Doch immerhin, den verbleibenden Yanomami gelang es, ihren Lebensraum zu verteidigen - mit Unterstützung Prominenter. Der Musiker Sting beispielsweise setzte sich damals für die Sache ein, bis Brasilien den Ureinwohnern eine Schutzzone versprach. In Deutschland wurden die Yanomami durch Rüdiger Nehberg bekannt, der in den achtziger Jahren zu ihnen reiste und mit ihnen lebte. Nehberg schrieb mehrere Bücher über die Yanomami und die Ausbeutung ihres Lebensraumes.
Trotz Schutzzonen sind die Yanomami noch immer bedroht: In den vergangenen Jahren kamen die Goldsucher wieder und scherten sich nicht um die Gesetze. Die brasilianische Hauptstadt ist weit weg, die Polizei machtlos. "Die Garimpeiros [illegale Goldsucher] bringen Alkohol, Prostitution und Krankheit", klagte Dario Yanomami, der Sohn des Häuptlings. "Unser Volk stirbt."
Ende 2007 traf sein Vater, Häuptling Davi Yanomami, auf einer Konferenz Brasiliens Regierungschef Lula da Silva. Der Indianer sah dem Präsidenten in die Augen. Und dann sagte er: "Deine Regierung muss sehr vorsichtig sein. Denn ihr wisst nicht, wie man mit der Natur umgeht. Aber ich sage dir, dass die Maschine, die die Löcher gräbt, die Lunge der Erde beschädigt.

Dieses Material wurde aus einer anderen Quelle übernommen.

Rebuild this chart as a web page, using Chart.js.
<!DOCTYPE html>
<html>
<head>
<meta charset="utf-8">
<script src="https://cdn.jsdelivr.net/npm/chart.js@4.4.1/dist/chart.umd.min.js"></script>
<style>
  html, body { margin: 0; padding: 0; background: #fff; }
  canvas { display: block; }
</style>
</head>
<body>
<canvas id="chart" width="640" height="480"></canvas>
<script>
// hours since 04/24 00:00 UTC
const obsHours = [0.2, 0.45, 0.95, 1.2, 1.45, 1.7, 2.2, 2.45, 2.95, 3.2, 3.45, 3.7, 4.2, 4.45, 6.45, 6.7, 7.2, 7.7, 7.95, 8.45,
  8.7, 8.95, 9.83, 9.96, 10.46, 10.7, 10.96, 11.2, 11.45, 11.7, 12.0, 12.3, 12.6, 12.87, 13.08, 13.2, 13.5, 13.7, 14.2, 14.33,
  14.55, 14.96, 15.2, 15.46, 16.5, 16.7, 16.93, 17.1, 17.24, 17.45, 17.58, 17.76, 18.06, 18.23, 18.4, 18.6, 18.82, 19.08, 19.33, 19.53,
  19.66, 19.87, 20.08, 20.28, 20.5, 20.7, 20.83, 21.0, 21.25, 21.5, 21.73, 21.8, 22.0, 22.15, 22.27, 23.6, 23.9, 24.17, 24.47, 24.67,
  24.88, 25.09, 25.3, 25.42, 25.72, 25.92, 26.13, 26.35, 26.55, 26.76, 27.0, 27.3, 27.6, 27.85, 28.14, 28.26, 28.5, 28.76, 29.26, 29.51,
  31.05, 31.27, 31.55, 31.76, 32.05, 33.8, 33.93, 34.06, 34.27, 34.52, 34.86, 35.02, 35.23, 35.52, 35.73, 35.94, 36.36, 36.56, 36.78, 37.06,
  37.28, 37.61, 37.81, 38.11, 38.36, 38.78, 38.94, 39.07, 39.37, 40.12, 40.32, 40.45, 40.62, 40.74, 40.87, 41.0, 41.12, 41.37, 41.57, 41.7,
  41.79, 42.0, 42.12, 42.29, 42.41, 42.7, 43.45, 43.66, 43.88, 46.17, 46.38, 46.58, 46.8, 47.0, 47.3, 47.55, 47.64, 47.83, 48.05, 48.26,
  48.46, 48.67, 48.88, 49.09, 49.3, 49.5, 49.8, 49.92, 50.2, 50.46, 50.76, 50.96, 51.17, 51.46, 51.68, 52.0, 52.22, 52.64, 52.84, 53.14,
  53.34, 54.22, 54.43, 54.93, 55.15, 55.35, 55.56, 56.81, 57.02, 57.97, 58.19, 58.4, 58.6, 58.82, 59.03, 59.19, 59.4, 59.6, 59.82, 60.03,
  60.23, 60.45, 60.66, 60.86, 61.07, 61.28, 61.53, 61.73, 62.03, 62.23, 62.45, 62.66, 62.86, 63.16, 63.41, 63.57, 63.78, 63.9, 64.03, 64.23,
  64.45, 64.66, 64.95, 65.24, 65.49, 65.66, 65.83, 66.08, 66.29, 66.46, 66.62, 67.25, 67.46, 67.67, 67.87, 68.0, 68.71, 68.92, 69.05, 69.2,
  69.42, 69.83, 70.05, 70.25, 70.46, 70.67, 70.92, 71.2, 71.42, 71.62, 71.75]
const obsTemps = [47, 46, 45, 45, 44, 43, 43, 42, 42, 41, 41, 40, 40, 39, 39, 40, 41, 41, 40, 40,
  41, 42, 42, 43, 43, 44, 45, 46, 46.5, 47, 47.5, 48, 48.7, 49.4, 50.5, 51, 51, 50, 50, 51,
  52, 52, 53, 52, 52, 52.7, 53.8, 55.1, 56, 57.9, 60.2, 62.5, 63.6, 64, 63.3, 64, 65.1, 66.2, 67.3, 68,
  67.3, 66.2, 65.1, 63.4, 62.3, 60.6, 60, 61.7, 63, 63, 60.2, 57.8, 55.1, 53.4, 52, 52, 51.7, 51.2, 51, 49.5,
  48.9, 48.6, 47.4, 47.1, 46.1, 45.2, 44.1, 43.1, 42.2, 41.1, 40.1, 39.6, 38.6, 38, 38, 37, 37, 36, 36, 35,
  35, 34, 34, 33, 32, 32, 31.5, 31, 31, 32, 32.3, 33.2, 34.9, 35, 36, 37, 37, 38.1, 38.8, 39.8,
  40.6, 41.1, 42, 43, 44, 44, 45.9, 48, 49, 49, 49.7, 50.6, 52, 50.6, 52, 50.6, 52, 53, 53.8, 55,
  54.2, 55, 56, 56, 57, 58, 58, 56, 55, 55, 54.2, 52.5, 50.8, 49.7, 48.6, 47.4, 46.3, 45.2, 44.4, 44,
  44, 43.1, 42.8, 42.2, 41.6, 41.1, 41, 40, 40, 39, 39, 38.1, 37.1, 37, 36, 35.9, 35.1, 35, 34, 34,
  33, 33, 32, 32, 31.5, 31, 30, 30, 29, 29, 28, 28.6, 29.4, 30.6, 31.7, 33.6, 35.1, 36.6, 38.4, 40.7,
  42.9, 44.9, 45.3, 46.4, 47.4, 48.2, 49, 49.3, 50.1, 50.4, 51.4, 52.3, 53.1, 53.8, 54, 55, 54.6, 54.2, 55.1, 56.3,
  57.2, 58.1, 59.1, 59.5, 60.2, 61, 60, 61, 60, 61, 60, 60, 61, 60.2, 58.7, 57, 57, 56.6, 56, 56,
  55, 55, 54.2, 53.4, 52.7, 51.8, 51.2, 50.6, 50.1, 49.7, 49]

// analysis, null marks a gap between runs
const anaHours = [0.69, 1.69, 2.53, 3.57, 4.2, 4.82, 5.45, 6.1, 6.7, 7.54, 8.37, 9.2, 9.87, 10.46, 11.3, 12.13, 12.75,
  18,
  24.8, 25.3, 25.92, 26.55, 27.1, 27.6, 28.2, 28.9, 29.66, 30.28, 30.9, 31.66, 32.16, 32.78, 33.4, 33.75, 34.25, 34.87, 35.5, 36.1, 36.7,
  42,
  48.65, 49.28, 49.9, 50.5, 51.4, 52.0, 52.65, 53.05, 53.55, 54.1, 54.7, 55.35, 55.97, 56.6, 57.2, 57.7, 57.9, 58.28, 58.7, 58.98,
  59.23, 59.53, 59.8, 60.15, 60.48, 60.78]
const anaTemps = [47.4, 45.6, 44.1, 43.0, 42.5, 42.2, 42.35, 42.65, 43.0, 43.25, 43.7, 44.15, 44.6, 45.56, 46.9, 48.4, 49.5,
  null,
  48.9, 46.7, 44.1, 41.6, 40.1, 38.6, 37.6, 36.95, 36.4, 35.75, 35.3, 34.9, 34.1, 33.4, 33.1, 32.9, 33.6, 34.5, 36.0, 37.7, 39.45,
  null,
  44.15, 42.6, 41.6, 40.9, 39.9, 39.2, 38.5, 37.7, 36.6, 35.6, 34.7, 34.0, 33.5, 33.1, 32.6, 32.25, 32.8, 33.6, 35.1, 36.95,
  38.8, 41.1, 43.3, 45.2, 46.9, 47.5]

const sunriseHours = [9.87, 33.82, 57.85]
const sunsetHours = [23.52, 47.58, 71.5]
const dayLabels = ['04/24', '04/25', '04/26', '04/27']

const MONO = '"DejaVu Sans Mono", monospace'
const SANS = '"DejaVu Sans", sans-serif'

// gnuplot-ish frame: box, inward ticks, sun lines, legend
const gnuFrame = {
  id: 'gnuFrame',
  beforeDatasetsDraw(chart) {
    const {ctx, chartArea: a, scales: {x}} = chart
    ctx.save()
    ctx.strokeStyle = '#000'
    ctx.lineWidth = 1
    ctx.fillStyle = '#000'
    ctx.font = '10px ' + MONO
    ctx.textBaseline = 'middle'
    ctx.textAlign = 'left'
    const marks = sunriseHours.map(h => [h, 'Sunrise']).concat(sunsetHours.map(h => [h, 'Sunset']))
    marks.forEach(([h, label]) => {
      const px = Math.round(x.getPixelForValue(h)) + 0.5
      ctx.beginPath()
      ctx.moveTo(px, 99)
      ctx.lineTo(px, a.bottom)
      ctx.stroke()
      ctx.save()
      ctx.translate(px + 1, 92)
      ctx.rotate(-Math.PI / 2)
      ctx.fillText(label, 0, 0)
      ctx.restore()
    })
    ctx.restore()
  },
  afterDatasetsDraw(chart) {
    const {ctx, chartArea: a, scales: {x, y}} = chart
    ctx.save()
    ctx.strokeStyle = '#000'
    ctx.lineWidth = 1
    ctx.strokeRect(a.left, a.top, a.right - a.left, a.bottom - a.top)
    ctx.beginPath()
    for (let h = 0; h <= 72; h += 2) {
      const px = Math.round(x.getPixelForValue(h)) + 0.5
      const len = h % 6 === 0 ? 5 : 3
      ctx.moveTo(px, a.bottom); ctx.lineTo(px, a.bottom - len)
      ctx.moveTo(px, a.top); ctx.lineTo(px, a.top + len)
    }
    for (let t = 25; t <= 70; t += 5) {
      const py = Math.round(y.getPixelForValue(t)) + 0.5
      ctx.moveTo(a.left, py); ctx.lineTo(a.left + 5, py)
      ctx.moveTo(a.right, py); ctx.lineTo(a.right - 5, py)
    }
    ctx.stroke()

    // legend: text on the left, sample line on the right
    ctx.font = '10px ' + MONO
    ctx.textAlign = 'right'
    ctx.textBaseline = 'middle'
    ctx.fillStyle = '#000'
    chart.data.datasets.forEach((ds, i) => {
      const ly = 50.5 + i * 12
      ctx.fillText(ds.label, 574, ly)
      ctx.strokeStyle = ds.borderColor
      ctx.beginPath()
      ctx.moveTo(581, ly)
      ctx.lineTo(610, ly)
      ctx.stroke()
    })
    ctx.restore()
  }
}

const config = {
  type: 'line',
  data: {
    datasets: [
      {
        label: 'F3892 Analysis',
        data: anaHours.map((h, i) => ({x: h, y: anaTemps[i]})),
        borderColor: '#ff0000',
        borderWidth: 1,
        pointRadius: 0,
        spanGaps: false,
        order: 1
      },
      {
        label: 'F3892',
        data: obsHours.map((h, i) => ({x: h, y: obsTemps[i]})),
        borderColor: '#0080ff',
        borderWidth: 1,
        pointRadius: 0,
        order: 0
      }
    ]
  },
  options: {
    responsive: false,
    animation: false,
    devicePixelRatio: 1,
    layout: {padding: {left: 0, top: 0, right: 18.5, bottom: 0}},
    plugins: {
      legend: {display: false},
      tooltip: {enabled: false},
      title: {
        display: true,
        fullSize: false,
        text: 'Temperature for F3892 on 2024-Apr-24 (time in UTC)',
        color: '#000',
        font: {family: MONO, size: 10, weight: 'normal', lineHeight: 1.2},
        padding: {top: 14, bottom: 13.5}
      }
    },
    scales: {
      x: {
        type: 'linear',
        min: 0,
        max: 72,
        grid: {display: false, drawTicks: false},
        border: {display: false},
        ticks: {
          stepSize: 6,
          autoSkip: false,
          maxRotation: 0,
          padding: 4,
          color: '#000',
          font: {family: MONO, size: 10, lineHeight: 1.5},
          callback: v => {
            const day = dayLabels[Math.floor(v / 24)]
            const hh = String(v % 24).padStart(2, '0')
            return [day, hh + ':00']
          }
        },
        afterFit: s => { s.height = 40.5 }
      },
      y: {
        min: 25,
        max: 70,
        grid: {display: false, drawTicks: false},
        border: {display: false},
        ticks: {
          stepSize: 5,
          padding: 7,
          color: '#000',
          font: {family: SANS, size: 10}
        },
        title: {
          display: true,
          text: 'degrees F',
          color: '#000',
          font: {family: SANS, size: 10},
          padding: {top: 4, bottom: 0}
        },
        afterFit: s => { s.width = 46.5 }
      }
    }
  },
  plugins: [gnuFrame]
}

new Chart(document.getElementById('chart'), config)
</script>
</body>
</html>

Die ganze Welt wird bluten."
Die Brasilianer wollen dem neu entdeckten Stamm solche unerfreulichen Begegnungen mit der Zivilisation ersparen. Niemand soll erfahren, wo genau der neu entdeckte Indianerstamm lebt. "Ich glaube, dass das einzigartige Fotos sind", sagt Indianerschützerin Watson. Niemand außer den Funai-Mitarbeitern wüsste, wo genau im riesigen Urwaldgebiet die Indianer zu finden seien. "Solch einen Flug wird es vorerst nicht wieder geben."